Supplied data:
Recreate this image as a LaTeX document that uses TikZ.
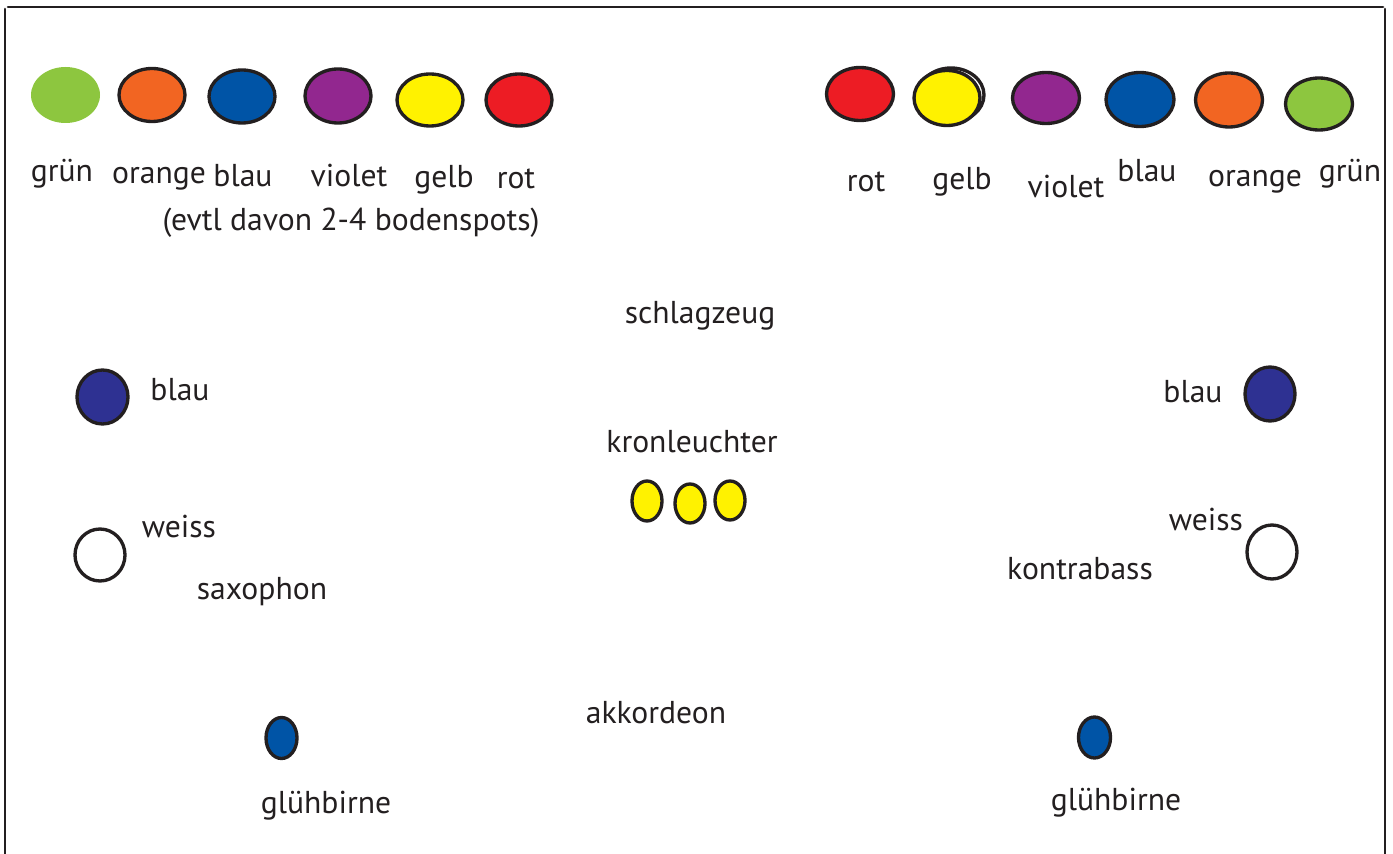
\documentclass[tikz,border=0pt]{standalone}
\usepackage{fontspec}
\setmainfont{PT Sans}
\definecolor{ink}{HTML}{231F20}
\definecolor{gruen}{HTML}{8DC63F}
\definecolor{orangeC}{HTML}{F26522}
\definecolor{blauC}{HTML}{0054A6}
\definecolor{violetC}{HTML}{92278F}
\definecolor{gelbC}{HTML}{FFF200}
\definecolor{rotC}{HTML}{ED1C24}
\definecolor{dunkelblau}{HTML}{2E3192}
\begin{document}
\begin{tikzpicture}[x=0.02cm, y=-0.02cm, line join=round, line cap=round]
  \tikzset{every node/.style={font=\fontsize{18}{20}\selectfont, text=ink, anchor=base, inner sep=0pt},
    lamp/.style={draw=ink, line width=1.9pt}}
  \useasboundingbox (0,0) rectangle (1393,854);
  % rahmen
  \draw[ink, line width=1.5pt] (8,7) -- (1383,7);
  \draw[ink, line width=1.5pt] (5,9) -- (5,854);
  \draw[ink, line width=1.5pt] (1385,9) -- (1385,854);
  % farben links
  \fill[gruen] (65.5,95) ellipse [x radius=34.5, y radius=28];
  \filldraw[lamp, fill=orangeC] (152,95) ellipse [x radius=33, y radius=26.5];
  \filldraw[lamp, fill=blauC] (242,96.5) ellipse [x radius=33, y radius=26.5];
  \filldraw[lamp, fill=violetC] (338,96) ellipse [x radius=33, y radius=27];
  \filldraw[lamp, fill=gelbC] (430,100) ellipse [x radius=33, y radius=26];
  \filldraw[lamp, fill=rotC] (519,100) ellipse [x radius=33, y radius=26];
  \node (gruenL) at (62,182) {grün};
  \node (orangeL) at (159,184) {orange};
  \node (blauL) at (243,187) {blau};
  \node (violetL) at (349,187) {violet};
  \node (gelbL) at (444,188) {gelb};
  \node (rotL) at (516,189) {rot};
  \node (hinweis) at (351,231) {(evtl davon 2-4 bodenspots)};
  % farben rechts
  \filldraw[lamp, fill=rotC] (860,94) ellipse [x radius=33.5, y radius=26.5];
  \draw[lamp, fill=white] (951,95) ellipse [x radius=33, y radius=27];
  \filldraw[lamp, fill=gelbC] (947,98) ellipse [x radius=33, y radius=27.5];
  \filldraw[lamp, fill=violetC] (1046,98) ellipse [x radius=33.5, y radius=25.5];
  \filldraw[lamp, fill=blauC] (1140,99.5) ellipse [x radius=34, y radius=27];
  \filldraw[lamp, fill=orangeC] (1229,100) ellipse [x radius=33.5, y radius=27];
  \filldraw[lamp, fill=gruen] (1319,104) ellipse [x radius=33.5, y radius=26];
  \node (rotR) at (866,192) {rot};
  \node (gelbR) at (962,190) {gelb};
  \node (violetR) at (1066,198) {violet};
  \node (blauR) at (1147,182) {blau};
  \node (orangeR) at (1255,187) {orange};
  \node (gruenR) at (1350,182) {grün};
  % buehne
  \node (schlagzeug) at (700,324) {schlagzeug};
  \filldraw[lamp, fill=dunkelblau] (102.5,397) ellipse [x radius=25.5, y radius=27];
  \node (blauSL) at (180,401) {blau};
  \draw[lamp] (100,555) ellipse [x radius=25, y radius=26];
  \node (weissSL) at (179,538) {weiss};
  \node (saxophon) at (262,600) {saxophon};
  \filldraw[lamp, fill=dunkelblau] (1270,394) ellipse [x radius=25, y radius=27];
  \node (blauSR) at (1193,403) {blau};
  \draw[lamp] (1272,552) ellipse [x radius=25, y radius=27];
  \node (weissSR) at (1206,531) {weiss};
  \node (kontrabass) at (1080,580) {kontrabass};
  \node (kronleuchter) at (692,453) {kronleuchter};
  \filldraw[lamp, fill=gelbC] (647,501) ellipse [x radius=15, y radius=20];
  \filldraw[lamp, fill=gelbC] (690,503.5) ellipse [x radius=15, y radius=19.5];
  \filldraw[lamp, fill=gelbC] (730,500.5) ellipse [x radius=15, y radius=19.5];
  \node (akkordeon) at (656,723) {akkordeon};
  \filldraw[lamp, fill=blauC] (281.5,738) ellipse [x radius=15.5, y radius=20.5];
  \node (gluehL) at (326,813) {glühbirne};
  \filldraw[lamp, fill=blauC] (1094.5,737.5) ellipse [x radius=16, y radius=20.5];
  \node (gluehR) at (1116,810) {glühbirne};
\end{tikzpicture}
\end{document}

Exercise requirements: In your copy, leave out the pictures and reproduce the material above exactly.

Final result:
Recreate this image as a LaTeX document that uses TikZ.
\documentclass[tikz,border=0pt]{standalone}
\usepackage{fontspec}
\setmainfont{PT Sans}
\definecolor{ink}{HTML}{231F20}
\definecolor{gruen}{HTML}{8DC63F}
\definecolor{orangeC}{HTML}{F26522}
\definecolor{blauC}{HTML}{0054A6}
\definecolor{violetC}{HTML}{92278F}
\definecolor{gelbC}{HTML}{FFF200}
\definecolor{rotC}{HTML}{ED1C24}
\definecolor{dunkelblau}{HTML}{2E3192}
\begin{document}
\begin{tikzpicture}[x=0.02cm, y=-0.02cm, line join=round, line cap=round]
  \tikzset{every node/.style={font=\fontsize{18}{20}\selectfont, text=ink, anchor=base, inner sep=0pt},
    lamp/.style={draw=ink, line width=1.9pt}}
  \useasboundingbox (0,0) rectangle (1393,854);
  % rahmen
  \draw[ink, line width=1.5pt] (8,7) -- (1383,7);
  \draw[ink, line width=1.5pt] (5,9) -- (5,854);
  \draw[ink, line width=1.5pt] (1385,9) -- (1385,854);
  % farben links
  \fill[gruen] (65.5,95) ellipse [x radius=34.5, y radius=28];
  \filldraw[lamp, fill=orangeC] (152,95) ellipse [x radius=33, y radius=26.5];
  \filldraw[lamp, fill=blauC] (242,96.5) ellipse [x radius=33, y radius=26.5];
  \filldraw[lamp, fill=violetC] (338,96) ellipse [x radius=33, y radius=27];
  \filldraw[lamp, fill=gelbC] (430,100) ellipse [x radius=33, y radius=26];
  \filldraw[lamp, fill=rotC] (519,100) ellipse [x radius=33, y radius=26];
  \node (gruenL) at (62,182) {grün};
  \node (orangeL) at (159,184) {orange};
  \node (blauL) at (243,187) {blau};
  \node (violetL) at (349,187) {violet};
  \node (gelbL) at (444,188) {gelb};
  \node (rotL) at (516,189) {rot};
  \node (hinweis) at (351,231) {(evtl davon 2-4 bodenspots)};
  % farben rechts
  \filldraw[lamp, fill=rotC] (860,94) ellipse [x radius=33.5, y radius=26.5];
  \draw[lamp, fill=white] (951,95) ellipse [x radius=33, y radius=27];
  \filldraw[lamp, fill=gelbC] (947,98) ellipse [x radius=33, y radius=27.5];
  \filldraw[lamp, fill=violetC] (1046,98) ellipse [x radius=33.5, y radius=25.5];
  \filldraw[lamp, fill=blauC] (1140,99.5) ellipse [x radius=34, y radius=27];
  \filldraw[lamp, fill=orangeC] (1229,100) ellipse [x radius=33.5, y radius=27];
  \filldraw[lamp, fill=gruen] (1319,104) ellipse [x radius=33.5, y radius=26];
  \node (rotR) at (866,192) {rot};
  \node (gelbR) at (962,190) {gelb};
  \node (violetR) at (1066,198) {violet};
  \node (blauR) at (1147,182) {blau};
  \node (orangeR) at (1255,187) {orange};
  \node (gruenR) at (1350,182) {grün};
  % buehne
  \node (schlagzeug) at (700,324) {schlagzeug};
  \filldraw[lamp, fill=dunkelblau] (102.5,397) ellipse [x radius=25.5, y radius=27];
  \node (blauSL) at (180,401) {blau};
  \draw[lamp] (100,555) ellipse [x radius=25, y radius=26];
  \node (weissSL) at (179,538) {weiss};
  \node (saxophon) at (262,600) {saxophon};
  \filldraw[lamp, fill=dunkelblau] (1270,394) ellipse [x radius=25, y radius=27];
  \node (blauSR) at (1193,403) {blau};
  \draw[lamp] (1272,552) ellipse [x radius=25, y radius=27];
  \node (weissSR) at (1206,531) {weiss};
  \node (kontrabass) at (1080,580) {kontrabass};
  \node (kronleuchter) at (692,453) {kronleuchter};
  \filldraw[lamp, fill=gelbC] (647,501) ellipse [x radius=15, y radius=20];
  \filldraw[lamp, fill=gelbC] (690,503.5) ellipse [x radius=15, y radius=19.5];
  \filldraw[lamp, fill=gelbC] (730,500.5) ellipse [x radius=15, y radius=19.5];
  \node (akkordeon) at (656,723) {akkordeon};
  \filldraw[lamp, fill=blauC] (281.5,738) ellipse [x radius=15.5, y radius=20.5];
  \node (gluehL) at (326,813) {glühbirne};
  \filldraw[lamp, fill=blauC] (1094.5,737.5) ellipse [x radius=16, y radius=20.5];
  \node (gluehR) at (1116,810) {glühbirne};
\end{tikzpicture}
\end{document}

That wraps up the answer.